SEM ÁRVORE DE NATAL

Texto de Fabrício Carpinejar



Não vou montar árvore de Natal neste ano. O ano não existiu. O ano não aconteceu.
Não estarei com os meus pais velhos, não estarei com os meus filhos adultos, não estarei com os meus irmãos, não estarei com os meus amigos. Qual o propósito de enfeitar a casa se ela não pode ser frequentada, se não podemos nos encontrar?
Só vai me irritar mais a aparência de festa. Só vai me lembrar de tudo o que não é possível, de tudo o que não terei.
É o primeiro Natal no exílio dos parentes, no distanciamento social. É o Natal da saudade transbordando, das chamadas de vídeo, das encomendas enviadas dez dias antes, das caixinhas do Sedex sem embrulho e sem surpresa.
Que Natal estranho, que Natal diferente, que Natal despojado.
Até o grão do arroz se verá sozinho na vasilha, desprovido das passas que odiamos.
Não farei nenhuma decoração como se fosse receber alguém - serei eu e a minha esposa somente. Ninguém vai brigar pelas lascas de chocolate dentro do panetone.
É uma orfandade do coração. Seria mero disfarce - o fingimento é a pior loucura.
Como ainda não existe vacina no Brasil para COVID -19, são inviáveis o deslocamento, a viagem, a aglomeração.
Nem Amigo Oculto dá para fazer.
Não haverá visitas. Não haverá presentes empilhados. Não haverá bolas coloridas. Não haverá estrela no topo dos galhos. Não há sentido em iluminar a casa, a fachada das janelas, com racionamento de energia elétrica no país.
Natal é família, é ceia, é abraço, é carinho, é beijo nas bochechas - o ideal de celebração não será praticado.
Foi um ano de sobrevivência, espartano, contido, de luto de mais de 170 mil brasileiros, e a resiliência depende de mais três meses pela frente. Não terminou ainda. Atravessará o réveillon, onde todos pularemos a segunda onda da epidemia.
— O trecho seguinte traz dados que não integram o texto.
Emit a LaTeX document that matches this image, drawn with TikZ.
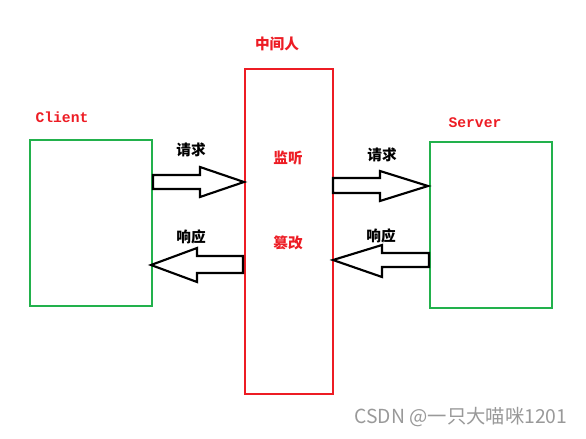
\documentclass[tikz,border=0pt]{standalone}
\usepackage{fontspec}
\newfontfamily\cjk{Noto Sans CJK SC}
\newfontfamily\monof{Liberation Mono}
\definecolor{pgreen}{RGB}{34,177,76}
\definecolor{pred}{RGB}{237,28,36}
\tikzset{
  box/.style={draw, line width=1.5pt},
  fatarrow/.style={draw=black, fill=white, line width=1.6pt, line join=miter},
  lbl/.style={font=\cjk\bfseries\fontsize{11}{13}\selectfont, text=black, inner sep=0pt},
  redlbl/.style={font=\cjk\bfseries\fontsize{11}{13}\selectfont, text=pred, inner sep=0pt},
  monolbl/.style={font=\monof\bfseries\fontsize{11}{13}\selectfont, text=pred, inner sep=0pt}
}
\begin{document}
\begin{tikzpicture}[x=0.75pt,y=-0.75pt]
\useasboundingbox (0,0) rectangle (586,439);
% boxes
\node[box, draw=pgreen, minimum width=122*0.75pt, minimum height=166*0.75pt, anchor=north west, inner sep=0pt] (client) at (29,139) {};
\node[box, draw=pred, minimum width=88*0.75pt, minimum height=325*0.75pt, anchor=north west, inner sep=0pt] (mitm) at (244,68) {};
\node[box, draw=pgreen, minimum width=122*0.75pt, minimum height=166*0.75pt, anchor=north west, inner sep=0pt] (server) at (429,141) {};
% labels
\node[monolbl] (tclient) at (62,117) {Client};
\node[monolbl] (tserver) at (475,123) {Server};
\node[redlbl] (tmitm) at (277,44) {中间人};
\node[redlbl] (tlisten) at (288,158) {监听};
\node[redlbl] (ttamper) at (288,243) {篡改};
\node[lbl] (req1) at (191,150) {请求};
\node[lbl] (resp1) at (191,237) {响应};
\node[lbl] (req2) at (382,155) {请求};
\node[lbl] (resp2) at (381,236) {响应};
% fat arrows
\draw[fatarrow] (153,175) -- (200,175) -- (200,167) -- (244,182) -- (200,197) -- (200,189) -- (153,189) -- cycle;
\draw[fatarrow] (243,256) -- (197,256) -- (197,248) -- (151,265) -- (197,282) -- (197,273) -- (243,273) -- cycle;
\draw[fatarrow] (333,178) -- (380,178) -- (380,171) -- (428,186) -- (380,201) -- (380,193) -- (333,193) -- cycle;
\draw[fatarrow] (429,253) -- (382,253) -- (382,245) -- (333,260) -- (382,277) -- (382,267) -- (429,267) -- cycle;
% watermark
\node[font=\cjk\fontsize{14.5}{16}\selectfont, text=black!40, inner sep=0pt] (wm) at (461,417) {CSDN @一只大喵咪1201};
\end{tikzpicture}
\end{document}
Não tirarei a árvore da garagem. Ficará estacionada e embrulhada para 2021. Não me chame de insensível. É uma questão de honestidade, de realismo, de respeito. Não me sinto apto a esnobar com gargalhadas ou a dançar ao redor da mesa vazia como se nada tivesse transcorrido desde fevereiro.
O que não deixarei de realizar é o presépio. Esse, sim, merece devotado espaço. É uma necessidade, não um adereço. Prepararei a manjedoura de palha com Cristo. Que ele nasça de novo com toda a humildade do celeiro.
A gratidão nunca esteve tão ligada ao perdão. Dizer hoje “obrigado” é também pedir desculpa.